Any number of things could have sparked this realization. It’s getting harder and harder to deny that my hair is thinning (but dammit if I won’t try) and most of my grad school cohort is younger than me. I also recently purchased a Victorinox six-inch Chef’s Knife and Induction Aluminum Non-Stick Frying Pan, which for someone who has been loath to acquire material goods is more or less a direct acknowledgement that the situation has changed.

Whatever the reason behind my realization, the fact remains that, nine months from now, I will leave the Evans School of Public Policy and Governance with a Master of Public Administration degree, tens of thousands of dollars of debt, and a decision to make on what to do next.

And I’m okay with that.
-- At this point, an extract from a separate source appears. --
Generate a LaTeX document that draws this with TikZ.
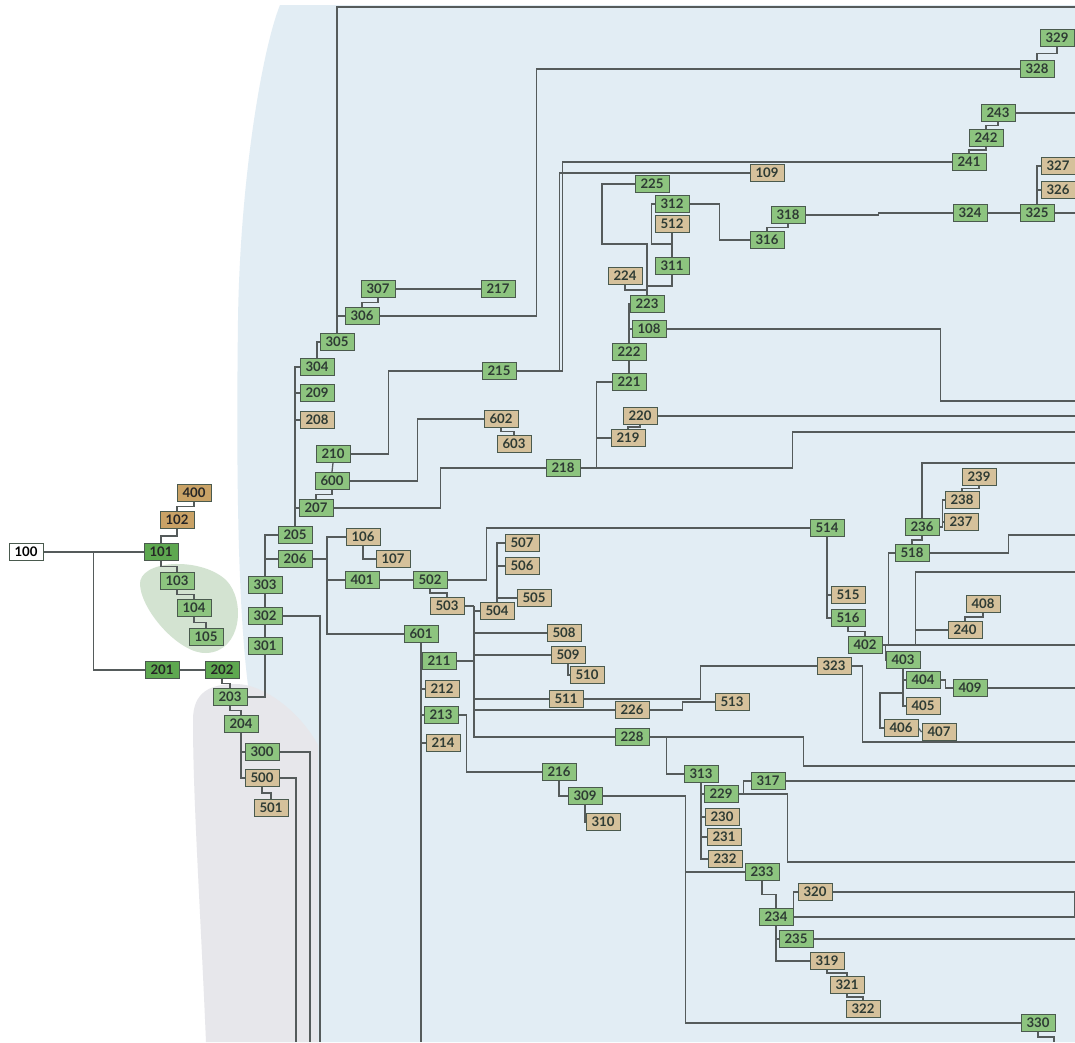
\documentclass[tikz,border=0pt]{standalone}
\usepackage{fontspec}
\setmainfont{Lato}
\usetikzlibrary{calc}
\definecolor{bgblue}{HTML}{E2EDF4}
\definecolor{bggray}{HTML}{E7E7EB}
\definecolor{bggreen}{HTML}{D3E3D1}
\definecolor{gfill}{HTML}{8DC47F}
\definecolor{dgfill}{HTML}{5EA850}
\definecolor{tfill}{HTML}{D5C19B}
\definecolor{dtfill}{HTML}{C9A266}
\definecolor{bord}{HTML}{4A5A4E}
\definecolor{wire}{HTML}{555B5B}
\definecolor{txt}{HTML}{2E3B34}
\newcommand{\ebw}[2]{\draw (#1) |- ($(#1)!.5!(#2)$) -| (#2);}
\pgfdeclarelayer{bglayer}
\pgfdeclarelayer{wirelayer}
\pgfsetlayers{bglayer,wirelayer,main}
\begin{document}
\begin{tikzpicture}[x=1pt,y=-1pt,
  base/.style={draw=bord, line width=0.9pt, minimum width=34pt, minimum height=17pt, inner sep=0pt,
    font=\fontsize{13.2}{13}\selectfont\bfseries, text=txt},
  g/.style={base, fill=gfill},
  dg/.style={base, fill=dgfill, text=black!85},
  t/.style={base, fill=tfill},
  dt/.style={base, fill=dtfill, text=black!85},
  w/.style={base, fill=white, text=black}]
\useasboundingbox (0,0) rectangle (1075,1042);
\clip (0,0) rectangle (1075,1042);

% backgrounds
\begin{pgfonlayer}{bglayer}
\fill[white] (0,0) rectangle (1075,1042);
\fill[bgblue] (1075,5) -- (280,5) .. controls (262,50) and (240,180) .. (238,320)
  .. controls (236,480) and (238,620) .. (250,700) -- (250,1042) -- (1075,1042) -- cycle;
\fill[bggray] (193,720) .. controls (193,692) and (210,684) .. (236,684)
  .. controls (264,684) and (300,712) .. (318,745) -- (318,1042) -- (206,1042)
  .. controls (200,900) and (193,800) .. (193,720) -- cycle;
\fill[bggreen] (140,585) .. controls (138,560) and (200,556) .. (226,580)
  .. controls (246,600) and (242,652) .. (206,653) .. controls (180,654) and (142,612) .. (140,585) -- cycle;
\end{pgfonlayer}

% nodes
\node[w] (n100) at (26,552) {100};
\node[dg] (n101) at (161,552) {101};
\node[dg] (n201) at (162,670) {201};
\node[dg] (n202) at (222,670) {202};
\node[dt] (n102) at (177,520) {102};
\node[dt] (n400) at (194,493) {400};
\node[g] (n103) at (177,581) {103};
\node[g] (n104) at (194,608) {104};
\node[g] (n105) at (206,637) {105};
\node[g] (n203) at (230,697) {203};
\node[g] (n204) at (241,724) {204};
\node[g] (n300) at (262,752) {300};
\node[t] (n500) at (262,778) {500};
\node[t] (n501) at (271,808) {501};
\node[g] (n301) at (265,646) {301};
\node[g] (n302) at (265,616) {302};
\node[g] (n303) at (265,585) {303};
\node[g] (n205) at (295,535) {205};
\node[g] (n206) at (295,559) {206};
\node[g] (n207) at (316,508) {207};
\node[g] (n600) at (332,481) {600};
\node[g] (n210) at (333,454) {210};
\node[t] (n208) at (317,420) {208};
\node[g] (n209) at (317,393) {209};
\node[g] (n304) at (317,367) {304};
\node[g] (n305) at (337,342) {305};
\node[g] (n306) at (362,316) {306};
\node[g] (n307) at (378,289) {307};
\node[g] (n217) at (498,289) {217};
\node[g] (n215) at (499,371) {215};
\node[t] (n602) at (501,419) {602};
\node[t] (n603) at (514,444) {603};
\node[g] (n218) at (563,468) {218};
\node[t] (n106) at (363,537) {106};
\node[t] (n107) at (393,559) {107};
\node[g] (n401) at (362,580) {401};
\node[g] (n502) at (430,580) {502};
\node[t] (n503) at (447,606) {503};
\node[t] (n504) at (497,611) {504};
\node[t] (n505) at (534,598) {505};
\node[t] (n507) at (522,543) {507};
\node[t] (n506) at (522,566) {506};
\node[t] (n508) at (564,633) {508};
\node[t] (n509) at (568,655) {509};
\node[t] (n510) at (587,675) {510};
\node[t] (n511) at (566,699) {511};
\node[g] (n601) at (421,634) {601};
\node[g] (n211) at (439,661) {211};
\node[t] (n212) at (442,689) {212};
\node[g] (n213) at (441,715) {213};
\node[t] (n214) at (443,743) {214};
\node[t] (n226) at (632,710) {226};
\node[t] (n513) at (732,702) {513};
\node[g] (n228) at (632,737) {228};
\node[g] (n216) at (559,772) {216};
\node[g] (n309) at (585,796) {309};
\node[t] (n310) at (603,822) {310};
\node[g] (n313) at (701,774) {313};
\node[g] (n229) at (721,794) {229};
\node[t] (n230) at (722,817) {230};
\node[t] (n231) at (724,837) {231};
\node[t] (n232) at (725,859) {232};
\node[g] (n233) at (762,872) {233};
\node[g] (n234) at (776,917) {234};
\node[g] (n235) at (796,939) {235};
\node[t] (n319) at (827,961) {319};
\node[t] (n321) at (847,985) {321};
\node[t] (n322) at (863,1009) {322};
\node[t] (n320) at (815,892) {320};
\node[g] (n317) at (768,781) {317};
\node[g] (n330) at (1038,1023) {330};
\node[t] (n323) at (834,666) {323};
\node[g] (n514) at (827,528) {514};
\node[t] (n515) at (848,595) {515};
\node[g] (n516) at (848,618) {516};
\node[g] (n402) at (865,645) {402};
\node[g] (n403) at (903,660) {403};
\node[g] (n404) at (923,680) {404};
\node[g] (n409) at (970,688) {409};
\node[t] (n405) at (923,706) {405};
\node[t] (n406) at (901,728) {406};
\node[t] (n407) at (939,732) {407};
\node[t] (n240) at (965,630) {240};
\node[t] (n408) at (983,604) {408};
\node[g] (n518) at (912,553) {518};
\node[g] (n236) at (922,527) {236};
\node[t] (n237) at (961,522) {237};
\node[t] (n238) at (962,500) {238};
\node[t] (n239) at (979,477) {239};
\node[g] (n225) at (652,184) {225};
\node[t] (n109) at (767,173) {109};
\node[g] (n312) at (672,204) {312};
\node[t] (n512) at (672,224) {512};
\node[g] (n311) at (672,266) {311};
\node[t] (n224) at (625,276) {224};
\node[g] (n223) at (647,304) {223};
\node[g] (n108) at (649,329) {108};
\node[g] (n222) at (629,352) {222};
\node[g] (n221) at (629,382) {221};
\node[t] (n220) at (640,416) {220};
\node[t] (n219) at (628,438) {219};
\node[g] (n318) at (788,215) {318};
\node[g] (n316) at (767,240) {316};
\node[g] (n324) at (970,213) {324};
\node[g] (n325) at (1037,213) {325};
\node[t] (n326) at (1058,190) {326};
\node[t] (n327) at (1058,166) {327};
\node[g] (n241) at (969,162) {241};
\node[g] (n242) at (986,138) {242};
\node[g] (n243) at (998,113) {243};
\node[g] (n328) at (1037,69) {328};
\node[g] (n329) at (1057,38) {329};

% free ends and junctions
\coordinate (b300) at (310,1042);
\coordinate (b500) at (296,1042);
\coordinate (b302) at (320,1042);
\coordinate (b601) at (421,1042);
\coordinate (b330) at (1054,1042);
\coordinate (e305) at (1075,7);
\coordinate (e329) at (1075,38);
\coordinate (e243) at (1075,113);
\coordinate (e325) at (1075,213);
\coordinate (e108) at (1075,401);
\coordinate (e220) at (1075,416);
\coordinate (e218) at (1075,432);
\coordinate (e236) at (1075,463);
\coordinate (e518) at (1075,535);
\coordinate (e402b) at (1075,572);
\coordinate (e402) at (1075,645);
\coordinate (e409) at (1075,688);
\coordinate (e323) at (1075,742);
\coordinate (e228) at (1075,766);
\coordinate (e317) at (1075,781);
\coordinate (e229) at (1075,862);
\coordinate (e320) at (1075,892);
\coordinate (e234) at (1075,917);
\coordinate (e235) at (1075,939);
\coordinate (j206) at (327,559);
\coordinate (j503) at (474,606);
\coordinate (j406) at (880,693);
\coordinate (k225) at (602,244);

% connectors
\begin{pgfonlayer}{wirelayer}
\begin{scope}[color=wire, line width=1.3pt]
\draw (n100.east) -- (n101.west);
\draw (n100.east) -- ++(50,0) |- (n201.west);
\draw (n201.east) -- (n202.west);
\ebw{n101.north}{n102.south}
\ebw{n102.north}{n400.south}
\ebw{n101.south}{n103.north}
\ebw{n103.south}{n104.north}
\ebw{n104.south}{n105.north}
\ebw{n202.south}{n203.north}
\ebw{n203.south}{n204.north}
\draw (n204.south) |- (n300.west);
\draw (n204.south) |- (n500.west);
\ebw{n500.south}{n501.north}
\draw (n300.east) -| (b300);
\draw (n500.east) -| (b500);
\draw (n302.east) -| (b302);
\draw (n203.east) -| (n301.south);
\draw (n301.north) -- (n302.south);
\draw (n302.north) -- (n303.south);
\draw (n303.north) |- (n205.west);
\draw (n303.north) |- (n206.west);
\draw (n205.north) |- (n207.west);
\draw (n205.north) |- (n208.west);
\draw (n205.north) |- (n209.west);
\draw (n205.north) |- (n304.west);
\draw (n304.north) |- (n305.west);
\draw (n305.north) |- (e305);
\draw (n305.north) |- (n306.west);
\ebw{n306.north}{n307.south}
\draw (n307.east) -- (n217.west);
\draw (n306.east) -- ++(157,0) |- (n328.west);
\ebw{n328.north}{n329.south}
\draw (n329.east) -- (e329);
\draw (n210.south) -- (n600.north);
\ebw{n600.south}{n207.north}
\draw (n210.east) -- ++(38,0) |- (n215.west);
\draw (n215.east) -- ++(46,0) |- (n241.west);
\draw (n215.east) -- ++(43,0) |- (n109.west);
\ebw{n241.north}{n242.south}
\ebw{n242.north}{n243.south}
\draw (n243.east) -- (e243);
\draw (n600.east) -- ++(68,0) |- (n602.west);
\ebw{n602.south}{n603.north}
\draw (n207.east) -- ++(107,0) |- (n218.west);
\draw (n218.east) -- ++(212,0) |- (e218);
\draw (n218.east) -- ++(16,0) |- (n221.west);
\draw (n218.east) -- ++(16,0) |- (n219.west);
\ebw{n219.north}{n220.south}
\draw (n220.east) -- (e220);
\draw (n221.north) -- (n222.south);
\draw (n222.north) |- (n223.west);
\draw (n222.north) |- (n108.west);
\draw (n108.east) -- ++(274,0) |- (e108);
\ebw{n223.north}{n224.south}
\draw (n223.north) |- (k225) |- (n225.west);
\draw (n311.south) -- ++(0,11) -| (n223.north);
\draw (n512.south) -- (n311.north);
\draw (n312.west) -- ++(-3,0) |- ($(n311.north)+(0,-13)$) -| (n311.north);
\draw (n312.east) -- ++(30,0) |- (n316.west);
\ebw{n316.north}{n318.south}
\draw (n318.east) -- ++(73,0) |- (n324.west);
\draw (n324.east) -- (n325.west);
\draw (n325.east) -- (e325);
\draw (n325.north) |- (n326.west);
\draw (n325.north) |- (n327.west);
\draw (n206.east) -- (j206);
\draw (j206) |- (n106.west);
\draw (j206) |- (n401.west);
\draw (j206) |- (n601.west);
\draw (n106.south) |- (n107.west);
\draw (n401.east) -- (n502.west);
\draw (n502.east) -- ++(39,0) |- (n514.west);
\ebw{n502.south}{n503.north}
\draw (n503.east) -- (j503);
\draw (j503) |- (n504.west);
\draw (j503) |- (n508.west);
\draw (j503) |- (n509.west);
\draw (j503) |- (n511.west);
\draw (j503) |- (n226.west);
\draw (j503) |- (n228.west);
\draw (n211.east) -- (n211.east -| j503);
\draw (n504.north) |- (n507.west);
\draw (n504.north) |- (n506.west);
\draw (n504.north) |- (n505.west);
\draw (n509.south) |- (n510.west);
\draw (n511.east) -- ++(117,0) |- (n323.west);
\draw (n226.east) -- ++(33,0) |- (n513.west);
\draw (n228.east) -- ++(17,0) |- (n313.west);
\draw (n228.east) -- ++(154,0) |- (e228);
\draw (n601.south) -- (b601);
\draw (n601.south) |- (n211.west);
\draw (n601.south) |- (n212.west);
\draw (n601.south) |- (n213.west);
\draw (n601.south) |- (n214.west);
\draw (n213.east) -- ++(8,0) |- (n216.west);
\draw (n216.south) |- (n309.west);
\draw (n309.south) |- (n310.west);
\draw (n309.east) -- ++(83,0) |- (n330.west);
\draw (n309.east) -- ++(83,0) |- (n233.west);
\draw (n313.south) |- (n229.west);
\draw (n313.south) |- (n230.west);
\draw (n313.south) |- (n231.west);
\draw (n313.south) |- (n232.west);
\draw (n229.east) -- ++(5,0) |- (n317.west);
\draw (n317.east) -- (e317);
\draw (n229.east) -- ++(49,0) |- (e229);
\ebw{n233.south}{n234.north}
\draw (n234.east) -- (e234);
\draw (n234.east) |- (n320.west);
\draw (n320.east) -- (e320);
\draw (e320) -- (e234);
\draw (n234.south) |- (n235.west);
\draw (n234.south) |- (n319.west);
\draw (n235.east) -- (e235);
\ebw{n319.south}{n321.north}
\ebw{n321.south}{n322.north}
\ebw{n330.south}{b330}
\draw (n323.east) -- ++(11,0) |- (e323);
\draw (n514.south) |- (n515.west);
\draw (n514.south) |- (n516.west);
\ebw{n516.south}{n402.north}
\draw (n402.east) -- ++(3,0) |- (n403.west);
\draw (n402.east) -- (e402);
\draw (n402.east) -- ++(6,0) |- (n518.west);
\draw (n402.east) -- ++(33,0) |- (e402b);
\draw (n402.east) -- ++(33,0) |- (n240.west);
\ebw{n240.north}{n408.south}
\draw (n403.south) |- (n404.west);
\draw (n403.south) |- (n405.west);
\draw (n403.south) |- (j406) |- (n406.west);
\draw (n406.east) -- (n407.west);
\draw (n404.east) -- ++(5,0) |- (n409.west);
\draw (n409.east) -- (e409);
\ebw{n518.north}{n236.south}
\draw (n518.east) -- ++(79,0) |- (e518);
\draw (n236.north) |- (e236);
\draw (n236.east) -- ++(3,0) |- (n237.west);
\draw (n236.east) -- ++(3,0) |- (n238.west);
\ebw{n238.north}{n239.south}
\end{scope}
\end{pgfonlayer}
\end{tikzpicture}
\end{document}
My years of self-exploration and discovery have served their purpose. When I graduated college, I had absolutely no clue what I wanted to do. When I moved to Korea I still didn’t know what I wanted to do, but I started to get some ideas. Washington, D.C. helped me to refine those ideas further, and I’ve continued on that path in Seattle and at the Evans School. Each experience has helped me learn more about what I want to do and where I want to go.

That’s not to say, however, that I have it all figured out. I know that I want to help form public policy, but I’m undecided on the path I want to take getting there. I take exception to the notion that, by thirty, my future should be mapped out. Certain realities will have to be faced—I’m looking at you, unsubsidized Stafford loans—but how I manage those realities is entirely up in the air. Maybe I’ll get a job two weeks after graduation. Maybe I’ll enter an income-based repayment program and go overseas for awhile. Maybe I’ll descend to the Vale of Shadows and rescue Harambe from the Demogorgon (I assume the rewards I would receive from a grateful public would be enough to cover my debts). All these options and more are still on the table.

In a Calvin and Hobbes strip, Calvin’s dad, musing about the nature of becoming an adult, comments that he assumed that once he grew up, he would automatically know what to do in any given scenario. “I don’t think I’d have been in such a hurry to reach adulthood,” he says, “if I’d known the whole thing was going to be ad-libbed.”

Calvin’s dad makes a good point. Self-exploration and discovery don’t stop at the end of the twenties or upon graduation or after getting married or ever. I don’t know what my future holds, but I have a better idea now than I did five years ago. For now, that’s enough.